/gdq-collector

📥 Data Collection Utilities for GamesDoneQuick

Primary LanguagePythonMIT LicenseMIT

👾 gdq-collector

Data Collection Utilities for GDQStatus

(Successor to sgdq-collector)

Explanation

gdq-collector is an amalgamation of services and utilities designed to be a serverless-ish backend for gdq-stats. There are 3 distinct components of the project:

  • gdq_collector (the python module) - Python scraping module designed to be run constantly on a compute platform like EC2 which updates a Postgres database with new timeseries and GDQ schedule data.
  • lambda_suite - Lambda application that caches the Postgres database to a JSON file in S3 (to reduce the load on the Database). Also includes a simple API to query recent timeseries data that doesn't appear in the cached JSON. The Lambda Suite has 3 stages (three separate configurations that are deployed independently):
    • The API stage (dev/prod) - Serves recent data to a publicly facing REST endpoing
    • The Caching stage (cache_databases) - Queries Postgres database and stores query results in S3 as a cache
    • The Monitoring stage (monitoring) - Queries the API stage to do periodic health checks on the system

gdq_collector uses APScheduler its schedule and execute the scraping / refreshing tasks.

The Lambda applications use Zappa for deployment.

Architecture Diagram

aws_setup

Building / Running

gdq_collector

Note: If you're running this on an Ubuntu EC2 instance, bootstrap_aws.sh will be more useful then the following bullet list for specific setup.

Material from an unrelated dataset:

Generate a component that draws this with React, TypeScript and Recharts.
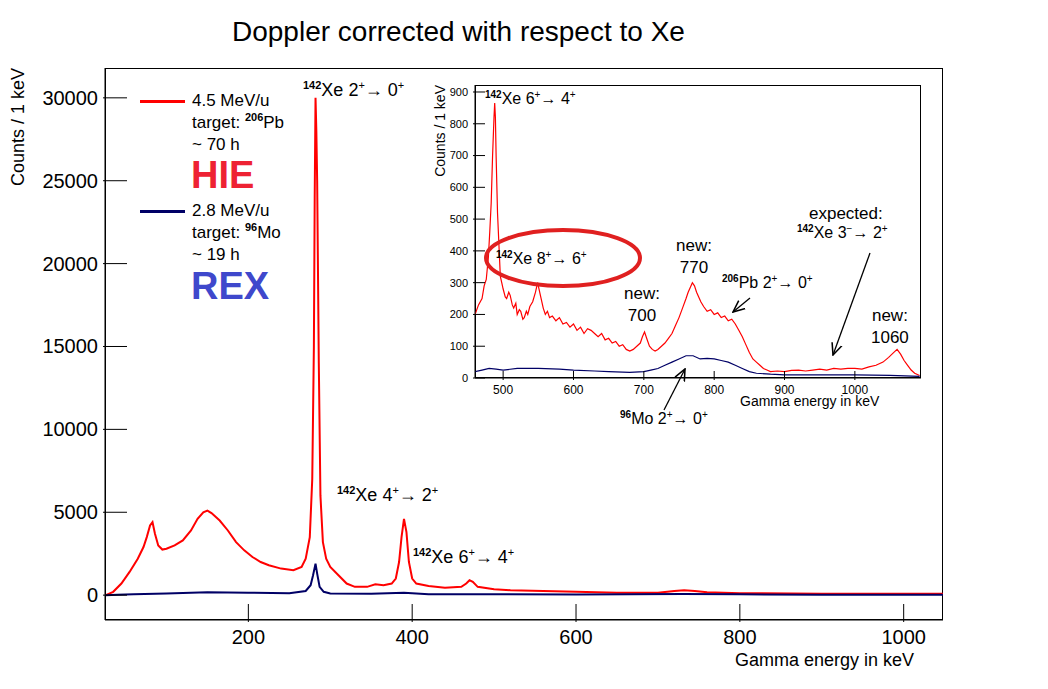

  1. Clone the repo and cd into the root project directory.
  2. Pull down the dependencies with pip install -r requirements.txt --user
    • You may wish to run aws/install.sh, as there will be necessary system dependencies to install some of the python packages.
  3. Copy credentials_template.py to credentials.py. Fill in your credentials for Twitch, your Postgres server, and Twitch.
    • You'll need to register a new Twitch application to get your clientid.
    • You'll want to use this site to generate an oauth code for Twitch.
  4. Ensure your Postgres server is running and that your credentials are valid. Create the necessary tables by executing the SQL commands in schema.sql
  5. Run python -m gdq_collector to start the collector.
    • You can run python -m gdq_collector --help to learn about the optional command line args.

lambda_suite

  1. Clone the repo and cd into the root project directory.
  2. Pull down the dependencies with pip install -r requirements.txt --user
    • You may wish to run aws/install.sh, as there will be necessary system dependencies to install some of the python packages.
  3. Copy credentials_template.py to credentials.py. Fill in your credentials for your Postgres database. Add the ARN of the monitoring SNS topic to sns_arn if you want to use the lambda functions to send you notifications when monitoring alarms occur.
  4. Update zappa_settings.json to fit your AWS configuration. Of particular note is that you'll need to update your vpc_config. You'll also need to make an S3 bucket that matches your S3_CACHE_BUCKET config.
  5. Run zappa deploy dev to deploy the application and schedule the caching operations.
  6. Run zappa deploy cache_databases to deploy the lambdas that cache the Postgres data to JSON blobs in S3.
  7. Run zappa deploy monitoring to deploy the lambdas that check the output of the APIs to detect problems with the collector.